SOURCE EXCERPT:
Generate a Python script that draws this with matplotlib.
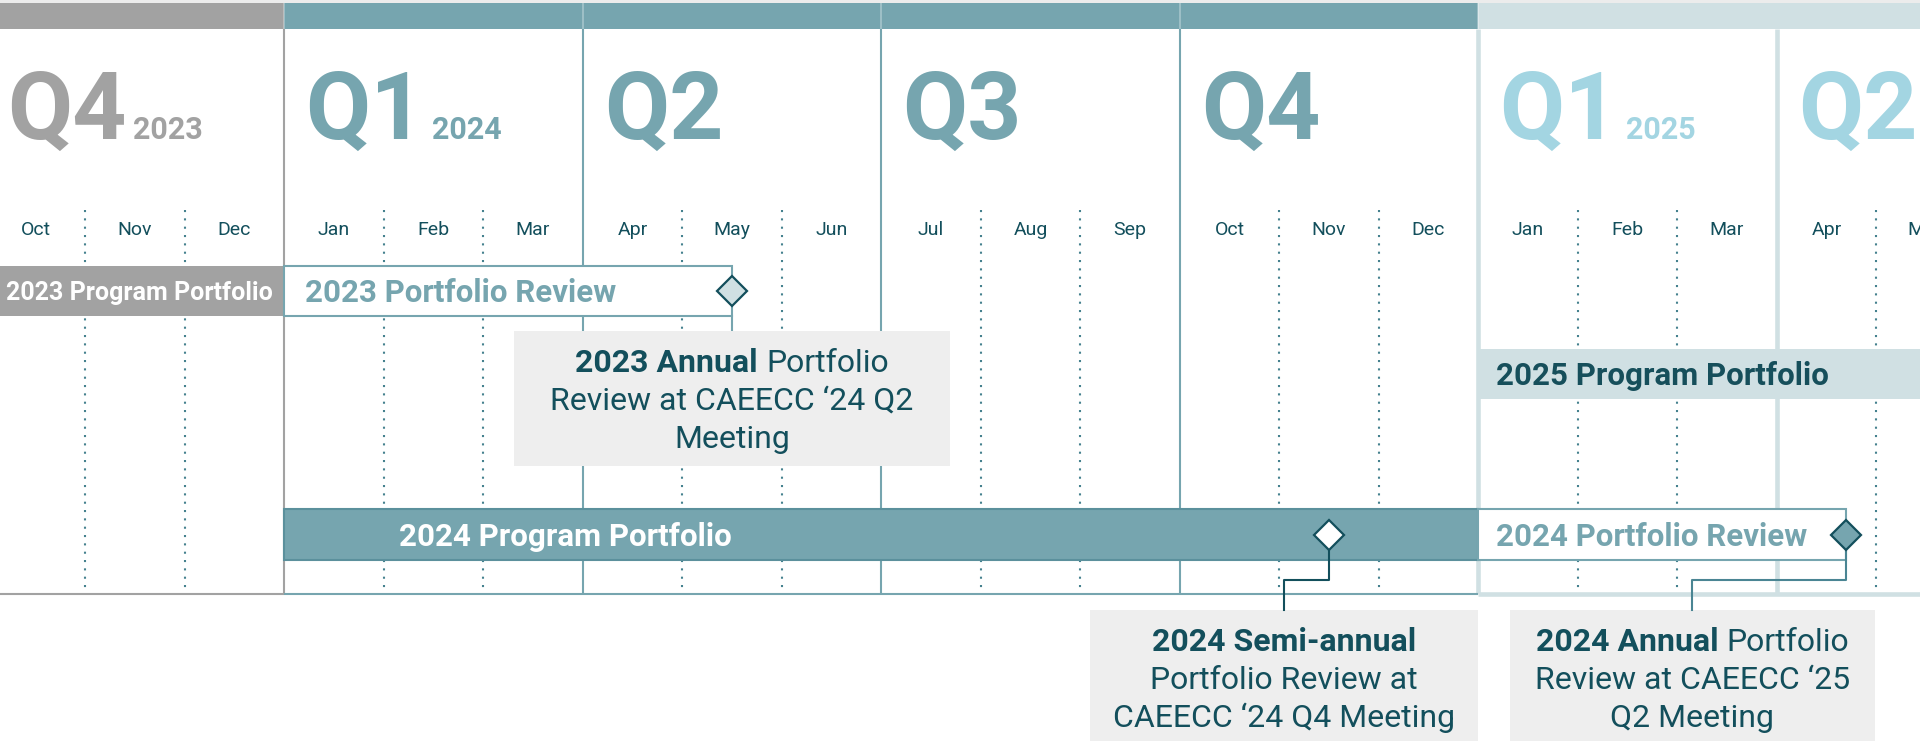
import matplotlib.pyplot as plt
from matplotlib.patches import Rectangle
from matplotlib import transforms

plt.rcParams['font.family'] = ['Roboto', 'DejaVu Sans']

# month index 0 = Oct 2023
month_labels = ["Oct", "Nov", "Dec", "Jan", "Feb", "Mar", "Apr", "May", "Jun",
                "Jul", "Aug", "Sep", "Oct", "Nov", "Dec", "Jan", "Feb", "Mar",
                "Apr", "May"]
quarter_names = ["Q4", "Q1", "Q2", "Q3", "Q4", "Q1", "Q2"]
quarter_years = ["2023", "2024", "", "", "", "2025", ""]
quarter_start = [0, 3, 6, 9, 12, 15, 18]

bar_labels = ["2023 Program Portfolio", "2023 Portfolio Review",
              "2025 Program Portfolio", "2024 Program Portfolio",
              "2024 Portfolio Review"]
bar_start = [0, 3, 15, 3, 15]
bar_end = [3, 7.5, 20, 15, 18.7]

milestone_month = [7.5, 13.5, 18.7]
callout_month = [7.5, 13.05, 17.15]
callout_text = [
    [("2023 Annual", "Portfolio"), ("", "Review at CAEECC \u201824 Q2"), ("", "Meeting")],
    [("2024 Semi-annual", ""), ("", "Portfolio Review at"), ("", "CAEECC \u201824 Q4 Meeting")],
    [("2024 Annual", "Portfolio"), ("", "Review at CAEECC \u201825"), ("", "Q2 Meeting")],
]

# colours
GREY = '#a2a2a2'
TEAL = '#76a5af'
LIGHT = '#d0e0e3'
SKY = '#a3d5e2'
DARK = '#134f5c'
MID = '#45818e'
BOXGREY = '#eeeeee'

W, H = 1920, 741
PX = 99.5  # pixels per month
fig = plt.figure(figsize=(W / 100, H / 100), dpi=100)
ax = fig.add_axes([0, 0, 1, 1])
ax.set_xlim(14.2 / PX, (W + 14.2) / PX)
ax.set_ylim(H, 0)
ax.axis('off')


def px(p):
    return p / PX


def cap_base(yc, size):
    # baseline that centres the capitals on yc
    return yc + 0.711 * size * 100 / 72 / 2


# top band + quarter lines
quarter_color = [GREY, TEAL, TEAL, TEAL, TEAL, LIGHT, LIGHT]
quarter_text_color = [GREY, TEAL, TEAL, TEAL, TEAL, SKY, SKY]
line_color = [GREY, GREY, TEAL, TEAL, TEAL, LIGHT, LIGHT]
line_width = [1.5, 1.5, 1.5, 1.5, 1.5, 3.3, 3.3]
ax.axhspan(0, 3, color='#ececec', lw=0, zorder=0)
for i, qs in enumerate(quarter_start):
    ax.add_patch(Rectangle((qs, 3), 3, 26, fc=quarter_color[i], lw=0, zorder=1))
    ax.vlines(qs, 29, 594, color=line_color[i], lw=line_width[i], zorder=2)
    if 0 < i < 6:
        ax.vlines(qs, 3, 29, color='white', alpha=0.35, lw=1.2, zorder=2)
    qt = ax.text(qs + px(21), 139, quarter_names[i], fontsize=68, fontweight='bold',
                 color=quarter_text_color[i], ha='left', va='baseline', zorder=6)
    if quarter_years[i]:
        ax.annotate(quarter_years[i], xy=(1, 139), xycoords=(qt, 'data'),
                    xytext=(7, 0), textcoords='offset pixels', fontsize=22,
                    fontweight='bold', color=quarter_text_color[i],
                    ha='left', va='baseline', zorder=6)

# baseline
ax.hlines(594, -1, 3, color=GREY, lw=1.5, zorder=2)
ax.hlines(594, 3, 15, color=TEAL, lw=1.5, zorder=2)
ax.hlines(594, 15, 21, color=LIGHT, lw=3.3, zorder=2)

# months
for m, lab in enumerate(month_labels):
    ax.text(m + 0.5, 235, lab, fontsize=14, color=DARK, ha='center',
            va='baseline', zorder=6)
    if m % 3 != 0:
        ax.vlines(m, 210, 594, color=MID, lw=1.5, linestyles=(0, (1, 3)), zorder=1)

# bars
rows = [(266, 316), (349, 399), (509, 560)]
bar_row = [0, 0, 1, 2, 2]
bar_fill = [GREY, 'white', LIGHT, TEAL, 'white']
bar_edge = ['none', TEAL, 'none', '#5b909c', TEAL]
bar_text_color = ['white', TEAL, '#164f5b', 'white', TEAL]
bar_text_size = [18, 22.5, 22.5, 22.5, 22.5]
bar_text_offset = [20, 21, 18, 115, 18]
for i, lab in enumerate(bar_labels):
    y0, y1 = rows[bar_row[i]]
    ax.add_patch(Rectangle((bar_start[i], y0), bar_end[i] - bar_start[i], y1 - y0,
                           fc=bar_fill[i], ec=bar_edge[i], lw=1.5, zorder=3))
    ax.text(bar_start[i] + px(bar_text_offset[i]), cap_base((y0 + y1) / 2, bar_text_size[i]),
            lab, fontsize=bar_text_size[i], fontweight='bold', color=bar_text_color[i],
            ha='left', va='baseline', zorder=6)

# callout boxes
box_width = [4.38, 3.9, 3.67]
box_top = [331, 610, 610]
box_bottom = [466, 760, 760]
for i, c in enumerate(callout_month):
    ax.add_patch(Rectangle((c - box_width[i] / 2, box_top[i]), box_width[i],
                           box_bottom[i] - box_top[i], fc=BOXGREY, lw=0, zorder=3))

# connectors
ax.plot([7.5, 7.5], [316, 331], color=TEAL, lw=1.5, zorder=2.5)
ax.plot([13.5, 13.5, 13.05, 13.05], [534, 580, 580, 610], color=DARK, lw=1.5, zorder=4)
ax.plot([18.7, 18.7, 17.15, 17.15], [534, 580, 580, 610], color='#4a8593', lw=1.5, zorder=4)

# milestones
ms_row = [0, 2, 2]
ms_fill = [LIGHT, 'white', TEAL]
for i, m in enumerate(milestone_month):
    y0, y1 = rows[ms_row[i]]
    ax.plot(m, (y0 + y1) / 2, 'D', ms=15.5, mfc=ms_fill[i], mec=DARK, mew=1.6, zorder=5)

# callout text (bold lead + regular tail, centred per line)
renderer = fig.canvas.get_renderer()
SIZE = 23
for i, c in enumerate(callout_month):
    for j, (bold, reg) in enumerate(callout_text[i]):
        y = box_top[i] + 41 + 38 * j
        parts = []
        if bold:
            parts.append(ax.text(c, y, bold, fontsize=SIZE, fontweight='bold', color=DARK,
                                 ha='left', va='baseline', zorder=6))
        if reg:
            if parts:
                parts.append(ax.annotate(reg, xy=(1, y), xycoords=(parts[0], 'data'),
                                         xytext=(8, 0), textcoords='offset pixels',
                                         fontsize=SIZE, color=DARK, ha='left',
                                         va='baseline', zorder=6))
            else:
                parts.append(ax.text(c, y, reg, fontsize=SIZE, color=DARK,
                                     ha='left', va='baseline', zorder=6))
        width = sum(p.get_window_extent(renderer).width for p in parts)
        if len(parts) > 1:
            width += 8
        parts[0].set_transform(transforms.offset_copy(ax.transData, fig, x=-width / 2,
                                                      y=0, units='dots'))

fig.savefig('out.png', dpi=100)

PROMPT: Return the material word for word. Pictures are not part of the copy.

EXERCISE RESPONSE:
Generate a Python script that draws this with matplotlib.
import matplotlib.pyplot as plt
from matplotlib.patches import Rectangle
from matplotlib import transforms

plt.rcParams['font.family'] = ['Roboto', 'DejaVu Sans']

# month index 0 = Oct 2023
month_labels = ["Oct", "Nov", "Dec", "Jan", "Feb", "Mar", "Apr", "May", "Jun",
                "Jul", "Aug", "Sep", "Oct", "Nov", "Dec", "Jan", "Feb", "Mar",
                "Apr", "May"]
quarter_names = ["Q4", "Q1", "Q2", "Q3", "Q4", "Q1", "Q2"]
quarter_years = ["2023", "2024", "", "", "", "2025", ""]
quarter_start = [0, 3, 6, 9, 12, 15, 18]

bar_labels = ["2023 Program Portfolio", "2023 Portfolio Review",
              "2025 Program Portfolio", "2024 Program Portfolio",
              "2024 Portfolio Review"]
bar_start = [0, 3, 15, 3, 15]
bar_end = [3, 7.5, 20, 15, 18.7]

milestone_month = [7.5, 13.5, 18.7]
callout_month = [7.5, 13.05, 17.15]
callout_text = [
    [("2023 Annual", "Portfolio"), ("", "Review at CAEECC \u201824 Q2"), ("", "Meeting")],
    [("2024 Semi-annual", ""), ("", "Portfolio Review at"), ("", "CAEECC \u201824 Q4 Meeting")],
    [("2024 Annual", "Portfolio"), ("", "Review at CAEECC \u201825"), ("", "Q2 Meeting")],
]

# colours
GREY = '#a2a2a2'
TEAL = '#76a5af'
LIGHT = '#d0e0e3'
SKY = '#a3d5e2'
DARK = '#134f5c'
MID = '#45818e'
BOXGREY = '#eeeeee'

W, H = 1920, 741
PX = 99.5  # pixels per month
fig = plt.figure(figsize=(W / 100, H / 100), dpi=100)
ax = fig.add_axes([0, 0, 1, 1])
ax.set_xlim(14.2 / PX, (W + 14.2) / PX)
ax.set_ylim(H, 0)
ax.axis('off')


def px(p):
    return p / PX


def cap_base(yc, size):
    # baseline that centres the capitals on yc
    return yc + 0.711 * size * 100 / 72 / 2


# top band + quarter lines
quarter_color = [GREY, TEAL, TEAL, TEAL, TEAL, LIGHT, LIGHT]
quarter_text_color = [GREY, TEAL, TEAL, TEAL, TEAL, SKY, SKY]
line_color = [GREY, GREY, TEAL, TEAL, TEAL, LIGHT, LIGHT]
line_width = [1.5, 1.5, 1.5, 1.5, 1.5, 3.3, 3.3]
ax.axhspan(0, 3, color='#ececec', lw=0, zorder=0)
for i, qs in enumerate(quarter_start):
    ax.add_patch(Rectangle((qs, 3), 3, 26, fc=quarter_color[i], lw=0, zorder=1))
    ax.vlines(qs, 29, 594, color=line_color[i], lw=line_width[i], zorder=2)
    if 0 < i < 6:
        ax.vlines(qs, 3, 29, color='white', alpha=0.35, lw=1.2, zorder=2)
    qt = ax.text(qs + px(21), 139, quarter_names[i], fontsize=68, fontweight='bold',
                 color=quarter_text_color[i], ha='left', va='baseline', zorder=6)
    if quarter_years[i]:
        ax.annotate(quarter_years[i], xy=(1, 139), xycoords=(qt, 'data'),
                    xytext=(7, 0), textcoords='offset pixels', fontsize=22,
                    fontweight='bold', color=quarter_text_color[i],
                    ha='left', va='baseline', zorder=6)

# baseline
ax.hlines(594, -1, 3, color=GREY, lw=1.5, zorder=2)
ax.hlines(594, 3, 15, color=TEAL, lw=1.5, zorder=2)
ax.hlines(594, 15, 21, color=LIGHT, lw=3.3, zorder=2)

# months
for m, lab in enumerate(month_labels):
    ax.text(m + 0.5, 235, lab, fontsize=14, color=DARK, ha='center',
            va='baseline', zorder=6)
    if m % 3 != 0:
        ax.vlines(m, 210, 594, color=MID, lw=1.5, linestyles=(0, (1, 3)), zorder=1)

# bars
rows = [(266, 316), (349, 399), (509, 560)]
bar_row = [0, 0, 1, 2, 2]
bar_fill = [GREY, 'white', LIGHT, TEAL, 'white']
bar_edge = ['none', TEAL, 'none', '#5b909c', TEAL]
bar_text_color = ['white', TEAL, '#164f5b', 'white', TEAL]
bar_text_size = [18, 22.5, 22.5, 22.5, 22.5]
bar_text_offset = [20, 21, 18, 115, 18]
for i, lab in enumerate(bar_labels):
    y0, y1 = rows[bar_row[i]]
    ax.add_patch(Rectangle((bar_start[i], y0), bar_end[i] - bar_start[i], y1 - y0,
                           fc=bar_fill[i], ec=bar_edge[i], lw=1.5, zorder=3))
    ax.text(bar_start[i] + px(bar_text_offset[i]), cap_base((y0 + y1) / 2, bar_text_size[i]),
            lab, fontsize=bar_text_size[i], fontweight='bold', color=bar_text_color[i],
            ha='left', va='baseline', zorder=6)

# callout boxes
box_width = [4.38, 3.9, 3.67]
box_top = [331, 610, 610]
box_bottom = [466, 760, 760]
for i, c in enumerate(callout_month):
    ax.add_patch(Rectangle((c - box_width[i] / 2, box_top[i]), box_width[i],
                           box_bottom[i] - box_top[i], fc=BOXGREY, lw=0, zorder=3))

# connectors
ax.plot([7.5, 7.5], [316, 331], color=TEAL, lw=1.5, zorder=2.5)
ax.plot([13.5, 13.5, 13.05, 13.05], [534, 580, 580, 610], color=DARK, lw=1.5, zorder=4)
ax.plot([18.7, 18.7, 17.15, 17.15], [534, 580, 580, 610], color='#4a8593', lw=1.5, zorder=4)

# milestones
ms_row = [0, 2, 2]
ms_fill = [LIGHT, 'white', TEAL]
for i, m in enumerate(milestone_month):
    y0, y1 = rows[ms_row[i]]
    ax.plot(m, (y0 + y1) / 2, 'D', ms=15.5, mfc=ms_fill[i], mec=DARK, mew=1.6, zorder=5)

# callout text (bold lead + regular tail, centred per line)
renderer = fig.canvas.get_renderer()
SIZE = 23
for i, c in enumerate(callout_month):
    for j, (bold, reg) in enumerate(callout_text[i]):
        y = box_top[i] + 41 + 38 * j
        parts = []
        if bold:
            parts.append(ax.text(c, y, bold, fontsize=SIZE, fontweight='bold', color=DARK,
                                 ha='left', va='baseline', zorder=6))
        if reg:
            if parts:
                parts.append(ax.annotate(reg, xy=(1, y), xycoords=(parts[0], 'data'),
                                         xytext=(8, 0), textcoords='offset pixels',
                                         fontsize=SIZE, color=DARK, ha='left',
                                         va='baseline', zorder=6))
            else:
                parts.append(ax.text(c, y, reg, fontsize=SIZE, color=DARK,
                                     ha='left', va='baseline', zorder=6))
        width = sum(p.get_window_extent(renderer).width for p in parts)
        if len(parts) > 1:
            width += 8
        parts[0].set_transform(transforms.offset_copy(ax.transData, fig, x=-width / 2,
                                                      y=0, units='dots'))

fig.savefig('out.png', dpi=100)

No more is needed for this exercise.